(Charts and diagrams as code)
** BEGIN **
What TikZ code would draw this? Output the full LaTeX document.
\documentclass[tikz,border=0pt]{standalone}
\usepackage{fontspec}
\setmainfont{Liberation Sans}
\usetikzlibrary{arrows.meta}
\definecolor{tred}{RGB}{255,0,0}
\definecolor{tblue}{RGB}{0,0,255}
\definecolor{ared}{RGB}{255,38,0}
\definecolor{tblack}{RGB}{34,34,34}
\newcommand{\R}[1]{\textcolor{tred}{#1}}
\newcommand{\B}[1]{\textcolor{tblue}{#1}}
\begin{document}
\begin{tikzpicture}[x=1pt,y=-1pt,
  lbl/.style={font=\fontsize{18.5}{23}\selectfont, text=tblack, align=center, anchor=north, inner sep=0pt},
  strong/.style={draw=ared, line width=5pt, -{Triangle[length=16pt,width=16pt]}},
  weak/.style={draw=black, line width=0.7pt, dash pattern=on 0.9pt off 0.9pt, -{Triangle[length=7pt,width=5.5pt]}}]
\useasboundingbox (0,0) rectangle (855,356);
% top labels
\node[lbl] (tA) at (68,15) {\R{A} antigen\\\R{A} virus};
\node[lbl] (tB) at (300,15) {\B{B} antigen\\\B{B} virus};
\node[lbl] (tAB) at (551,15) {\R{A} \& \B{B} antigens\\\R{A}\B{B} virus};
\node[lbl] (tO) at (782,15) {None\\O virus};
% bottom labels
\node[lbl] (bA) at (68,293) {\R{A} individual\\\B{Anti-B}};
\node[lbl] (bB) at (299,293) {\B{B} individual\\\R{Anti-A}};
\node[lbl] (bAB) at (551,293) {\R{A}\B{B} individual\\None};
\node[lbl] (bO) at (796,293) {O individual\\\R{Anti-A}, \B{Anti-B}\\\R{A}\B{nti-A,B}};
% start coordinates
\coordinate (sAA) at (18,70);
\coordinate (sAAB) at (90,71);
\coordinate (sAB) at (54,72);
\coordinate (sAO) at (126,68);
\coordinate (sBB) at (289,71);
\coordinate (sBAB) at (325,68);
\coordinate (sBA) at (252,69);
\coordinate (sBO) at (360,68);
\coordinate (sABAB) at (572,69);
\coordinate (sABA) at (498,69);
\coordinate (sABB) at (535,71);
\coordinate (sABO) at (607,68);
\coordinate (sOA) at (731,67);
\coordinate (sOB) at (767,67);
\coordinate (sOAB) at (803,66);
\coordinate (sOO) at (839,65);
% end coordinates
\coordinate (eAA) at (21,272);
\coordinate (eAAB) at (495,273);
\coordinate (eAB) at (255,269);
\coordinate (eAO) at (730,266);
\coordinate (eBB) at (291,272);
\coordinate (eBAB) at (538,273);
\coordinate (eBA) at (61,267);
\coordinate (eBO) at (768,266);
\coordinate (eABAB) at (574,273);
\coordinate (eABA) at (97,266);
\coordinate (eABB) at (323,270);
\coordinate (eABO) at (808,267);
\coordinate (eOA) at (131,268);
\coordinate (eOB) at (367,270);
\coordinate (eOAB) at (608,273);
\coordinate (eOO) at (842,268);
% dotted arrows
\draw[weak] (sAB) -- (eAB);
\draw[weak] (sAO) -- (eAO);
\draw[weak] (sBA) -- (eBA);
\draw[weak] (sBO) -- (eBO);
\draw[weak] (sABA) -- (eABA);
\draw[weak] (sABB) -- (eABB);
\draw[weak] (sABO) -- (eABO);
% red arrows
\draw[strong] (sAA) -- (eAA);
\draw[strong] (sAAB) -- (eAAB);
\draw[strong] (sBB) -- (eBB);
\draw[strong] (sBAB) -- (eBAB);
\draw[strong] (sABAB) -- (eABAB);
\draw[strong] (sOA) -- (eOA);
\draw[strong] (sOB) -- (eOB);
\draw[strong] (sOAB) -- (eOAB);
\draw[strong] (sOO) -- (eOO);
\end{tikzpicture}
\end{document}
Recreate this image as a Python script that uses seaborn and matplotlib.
** END **
#### What is required
Find all lines with "this" in them and copy each one.

#### Result of the task
What TikZ code would draw this? Output the full LaTeX document.
Recreate this image as a Python script that uses seaborn and matplotlib.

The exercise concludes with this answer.